Conversation with Film Producer Federico Guarascio
“We intended to show the human part of our subjects, not their misfortunes or their misery. We were interested in delving into the emotional side and learning about their dreams and goals.” – Federico Guarascio on producing “The Fourth Kingdom (El cuarto reino)”
Award-winning Film Producer Federico Guarascio has dedicated his career in film to gradually encouraging holistic social change, along with an empathetic reconsideration of the plight of our fellow citizens of Earth. Guarascio seeks out a way to shed light on frequently misapprehended topics through the art films and short documentaries he’s currently working on in Europe, along with previous projects he has contributed to in the United States.
Guarascio is that rare, chameleon-like artist and creative professional whose body of work transcends creativity and practicality: his hands-on experience producing film projects aligns with his higher philosophical worldview. From the film festival circuit to art gallery exhibitions, Guarascio’s work in the expanded field draws together diverse perspectives and technical prowess to shine a light on the social nexxus that ensnares us all in its web of responsibility and humanity.
We sat down with Guarascio for insights on his practice as a film producer, his recent work and triumphs and the lens through which he views the world as both artist and producer.
CREATRIX: Thanks for speaking with us, Federico! We are interested in your humanistic approach to filmmaking, can you share your ethos with us as a producer and some recent career highlights?
Federico Guarascio: Much of my documentary work deals with delicate issues, ranging from climate change to immigration. It is therefore necessary to carefully approach the lives of our film subjects, investigating their experiences with sensitivity. Through both filming and editing processes we reveal our subjects’ lives and stories through a contemplative observation. This approach is evident in the recent film The Fourth Kingdom (El cuarto reino), where I worked as a producer. This documentary was considered for the 90th Academy Awards, and most recently won the 2020 Gaudi Award for Best Documentary in Spain.
Our goal with this film was to capture the poetic, emotional, and cinematic essence of the special place created by the community around a plastic recycling center and its inhabitants, and our efforts have been recognized on the international film festival circuit.

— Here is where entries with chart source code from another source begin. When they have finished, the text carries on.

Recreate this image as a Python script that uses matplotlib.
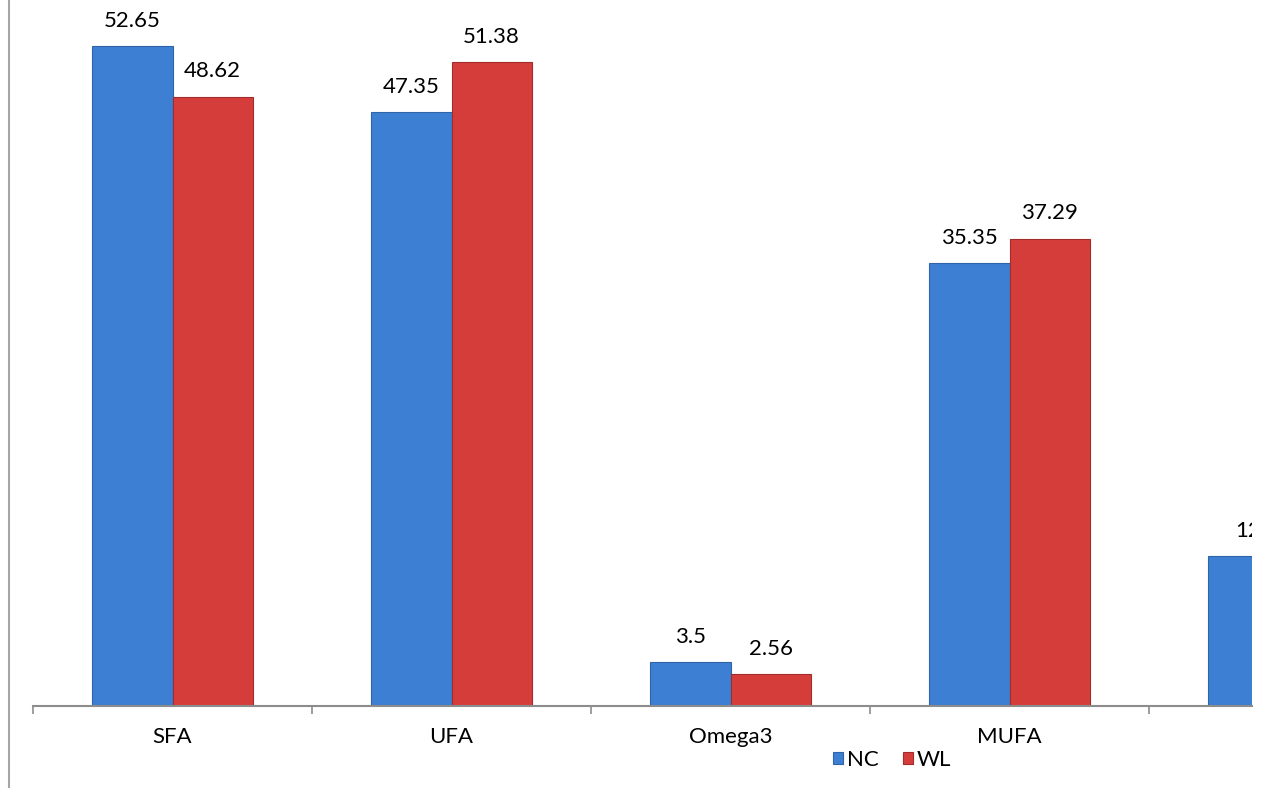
import numpy as np
import matplotlib
matplotlib.use("Agg")
from matplotlib import pyplot as plt
from matplotlib.lines import Line2D

# data
categories = ['SFA', 'UFA', 'Omega3', 'MUFA', 'PUFA']
nc_values = [52.65, 47.35, 3.5, 35.35, 12]
wl_values = [48.62, 51.38, 2.56, 37.29, 14.09]
nc_labels = ['52.65', '47.35', '3.5', '35.35', '12']
wl_labels = ['48.62', '51.38', '2.56', '37.29', '14.09']

plt.rcParams['font.family'] = ['Lato', 'DejaVu Sans']

W, H = 1269, 788
fig = plt.figure(figsize=(W / 100, H / 100), dpi=100)
# the plot area is cut off on the right, like the original
ax = fig.add_axes([33 / W, 1 - 706 / H, (1252 - 33) / W, 706 / H])

x = np.arange(len(categories))
bw = 0.287
ax.bar(x - bw / 2, nc_values, bw, color='#3d7fd3', edgecolor='#2f64a8',
       linewidth=0.8, label='NC')
ax.bar(x + bw / 2, wl_values, bw, color='#d53d3b', edgecolor='#a12c2b',
       linewidth=0.8, label='WL')

for i in range(len(categories)):
    ax.text(x[i] - bw / 2, nc_values[i] + 2.0, nc_labels[i], ha='center',
            va='center', fontsize=16, clip_on=True)
    ax.text(x[i] + bw / 2, wl_values[i] + 2.0, wl_labels[i], ha='center',
            va='center', fontsize=16, clip_on=True)

for s in ['top', 'right', 'left']:
    ax.spines[s].set_visible(False)
ax.spines['bottom'].set_color('#8c8c8c')
ax.spines['bottom'].set_linewidth(1.5)
ax.set_yticks([])

ax.set_xticks(np.arange(len(categories)) - 0.5)
ax.set_xticklabels([])
ax.tick_params(axis='x', which='major', length=6, color='#8c8c8c', width=1.2)
ax.set_xticks(x, minor=True)
ax.set_xticklabels(categories, minor=True, fontsize=16)
ax.tick_params(axis='x', which='minor', length=0, pad=15)

ax.set_xlim(-0.5, (1252 - 33) / 279 - 0.5)
ax.set_ylim(0, 706 / 12.535)

fig.legend(loc='center', bbox_to_anchor=(892 / W, 1 - 760 / H), ncol=2,
           frameon=False, fontsize=16, handlelength=0.45, handleheight=0.45,
           handletextpad=0.15, columnspacing=1.1, borderpad=0)

# outer frame line on the left
fig.add_artist(Line2D([9 / W, 9 / W], [0, 1], color='#a6a6a6', linewidth=1.5))

fig.savefig('out.png', dpi=100)
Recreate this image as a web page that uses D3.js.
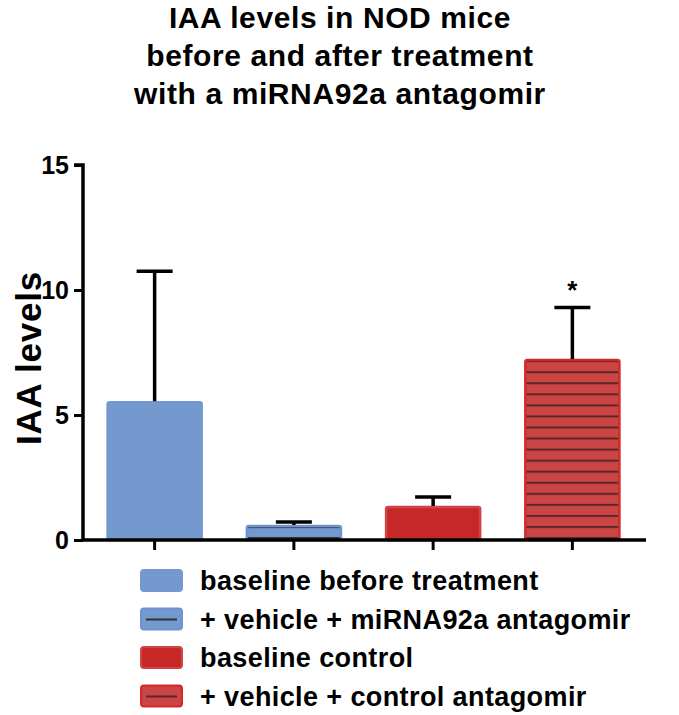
<!DOCTYPE html>
<html>
<head>
<meta charset="utf-8">
<script src="https://cdn.jsdelivr.net/npm/d3@7"></script>
<style>
	body { margin: 0; background: #fff; }
	text { font-family: "Liberation Sans", Arial, sans-serif; font-weight: bold; }
</style>
</head>
<body>
<div id="viz"></div>
<script>
// chart data
const groups = [
	"baseline before treatment",
	"+ vehicle + miRNA92a antagomir",
	"baseline control",
	"+ vehicle + control antagomir",
];
const means = [5.55, 0.6, 1.36, 7.24];
const errors = [5.2, 0.12, 0.36, 2.06];
const stars = ["", "", "", "*"];
const yTicks = [0, 5, 10, 15];
const titleLines = [
	"IAA levels in NOD mice",
	"before and after treatment",
	"with a miRNA92a antagomir",
];

const fills = ["#7399cf", "#7399cf", "#c62828", "#cc4545"];
const strokes = ["#7399cf", "#6d94d0", "#d04545", "#d22a2a"];
const striped = [false, true, false, true];
const stripeColor = ["#333", "#333", "#333", "#5a2626"];

var width = 679,
	height = 715;

var svg = d3
	.select("#viz")
	.append("svg")
	.attr("width", width)
	.attr("height", height);

// horizontal stripe patterns, lined up from the x axis
var defs = svg.append("defs");
groups.forEach((g, i) => {
	if (!striped[i]) return;
	var p = defs
		.append("pattern")
		.attr("id", "stripe" + i)
		.attr("patternUnits", "userSpaceOnUse")
		.attr("width", 8)
		.attr("height", 11.05)
		.attr("y", 537 - 11.05 * 50);
	p.append("rect").attr("width", 8).attr("height", 11.05).attr("fill", fills[i]);
	p.append("rect").attr("width", 8).attr("height", 2).attr("fill", stripeColor[i]);
});

// title
svg
	.append("g")
	.selectAll("text")
	.data(titleLines)
	.join("text")
	.attr("x", 340)
	.attr("y", (d, i) => 28 + i * 38)
	.attr("text-anchor", "middle")
	.attr("font-size", 30)
	.attr("letter-spacing", 0.6)
	.text((d) => d);

// scales
const x = d3
	.scaleBand()
	.domain(groups)
	.range([85, 642])
	.paddingInner(0.31)
	.paddingOuter(0.155);
const y = d3.scaleLinear().domain([0, 15]).range([540, 165]);

// bars
svg
	.append("g")
	.selectAll("rect")
	.data(groups)
	.join("rect")
	.attr("x", (d) => x(d) + 1)
	.attr("y", (d, i) => y(means[i]) + 1)
	.attr("width", x.bandwidth() - 2)
	.attr("height", (d, i) => y(0) - y(means[i]) - 1)
	.attr("rx", 2)
	.attr("fill", (d, i) => (striped[i] ? `url(#stripe${i})` : fills[i]))
	.attr("stroke", (d, i) => strokes[i])
	.attr("stroke-width", 2.5);

// error bars
var err = svg.append("g").attr("stroke", "#000").attr("stroke-width", 3.5);
groups.forEach((g, i) => {
	var cx = x(g) + x.bandwidth() / 2;
	err
		.append("line")
		.attr("x1", cx)
		.attr("x2", cx)
		.attr("y1", y(means[i]))
		.attr("y2", y(means[i] + errors[i]));
	err
		.append("line")
		.attr("x1", cx - 18)
		.attr("x2", cx + 18)
		.attr("y1", y(means[i] + errors[i]))
		.attr("y2", y(means[i] + errors[i]));
});

svg
	.append("g")
	.selectAll("text")
	.data(groups)
	.join("text")
	.attr("x", (d) => x(d) + x.bandwidth() / 2)
	.attr("y", (d, i) => y(means[i] + errors[i]) - 9)
	.attr("text-anchor", "middle")
	.attr("font-size", 26)
	.text((d, i) => stars[i]);

// y axis
var yAxis = svg
	.append("g")
	.attr("transform", "translate(83,0)")
	.call(d3.axisLeft(y).tickValues(yTicks).tickSize(9).tickPadding(5));
yAxis.selectAll("line").attr("stroke", "#000").attr("stroke-width", 3);
yAxis
	.select(".domain")
	.attr("stroke", "#000")
	.attr("stroke-width", 3.5)
	.attr("d", `M-9,${y(15)}H0V${y(0)}`);
yAxis
	.selectAll("text")
	.attr("font-size", 25)
	.attr("fill", "#000")
	.attr("font-family", "Liberation Sans, Arial, sans-serif")
	.attr("font-weight", "bold");

// x axis
var xAxis = svg
	.append("g")
	.attr("transform", `translate(0,${y(0)})`)
	.call(d3.axisBottom(x).tickSize(10).tickFormat(""));
xAxis.selectAll("line").attr("stroke", "#000").attr("stroke-width", 3);
xAxis
	.select(".domain")
	.attr("stroke", "#000")
	.attr("stroke-width", 3.5)
	.attr("d", "M81.5,0H646");

// y label
svg
	.append("text")
	.attr("transform", "translate(41,358) rotate(-90)")
	.attr("text-anchor", "middle")
	.attr("font-size", 35)
	.attr("letter-spacing", 0.8)
	.text("IAA levels");

// legend
var legend = svg
	.append("g")
	.selectAll("g")
	.data(groups)
	.join("g")
	.attr("transform", (d, i) => `translate(140,${569 + i * 38.5})`);
legend
	.append("rect")
	.attr("x", 1)
	.attr("y", 1)
	.attr("width", 41)
	.attr("height", 21)
	.attr("rx", 3)
	.attr("fill", (d, i) => fills[i])
	.attr("stroke", (d, i) => strokes[i])
	.attr("stroke-width", 2);
legend
	.filter((d, i) => striped[i])
	.append("line")
	.attr("x1", 6)
	.attr("x2", 37)
	.attr("y1", 12)
	.attr("y2", 12)
	.attr("stroke", (d) => stripeColor[groups.indexOf(d)])
	.attr("stroke-width", 2);
legend
	.append("text")
	.attr("x", 60)
	.attr("y", 21)
	.attr("font-size", 27)
	.attr("letter-spacing", 0.4)
	.text((d) => d);
</script>
</body>
</html>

In that sense I can say that we are very proud of it.
CX: Since you mention the award-winning “The Fourth Kingdom” can you walk us through the editing process which you have adopted to deal with such sensitive issues as you mention, such as homelessness, poverty and immigration?
FG: “The Fourth Kingdom” portrays the lives of the inhabitants of ‘Sure We Can’, a recycling center where society’s outcasts can redeem cans for money. Editing as always in documentaries is one of the most crucial parts. It’s about delivering a sequence of scenes that adheres to a singular language and carefully defined poetic choices. As a producer, I had the honor of supervising post-production of this film and therefore helped to define the final form of the film. As a crew, we tackled this project head-on, spending so many hours there (at ‘Sure We Can’) that we became invisible to the people working there. At that point, we felt we were able to create a documentary film in the vein of how we like to tell stories, and I must say, the response has been awesome.
CX: Fascinating! And how does this compare to previous film projects you have worked on? Can you give us some career highlights and challenges you’ve met and overcome?
FG: As a career film producer I have worked on over 20 films at this point. Reflecting on my work, I have to say that one of the best experiences I have had was working alongside Academy Award-winner Ellen Goosenberg Kent for her documentary now on HBO, “Torn Apart: Separated at the Border.” This project was a real gem, and gave me a concrete example of the efficiency of high-level American productions. I was lucky enough to work from Italy in partnership with US-based crews, then relocated to the US from late 2018, joining my colleagues in the US that Fall to work hands-on for this and similar projects which really opened my eyes to how incredible working in film in the United States could be professionally.
In terms of recent projects, I have to say that working on “Godka Circa” was definitely one of the biggest challenges I have faced in my career. With a film set in Somaliland, location was another great challenge from a production point of view, because the permits were difficult to find and because of the topic we addressed. The women in the film live in a country where women’s rights are almost nonexistent; therefore, we had political impediments from the local government. But in the end we brought home an excellent result. While this project kicked off with many logistical and financial difficulties and ended with a work of high poetic and human value which I am immensely proud of.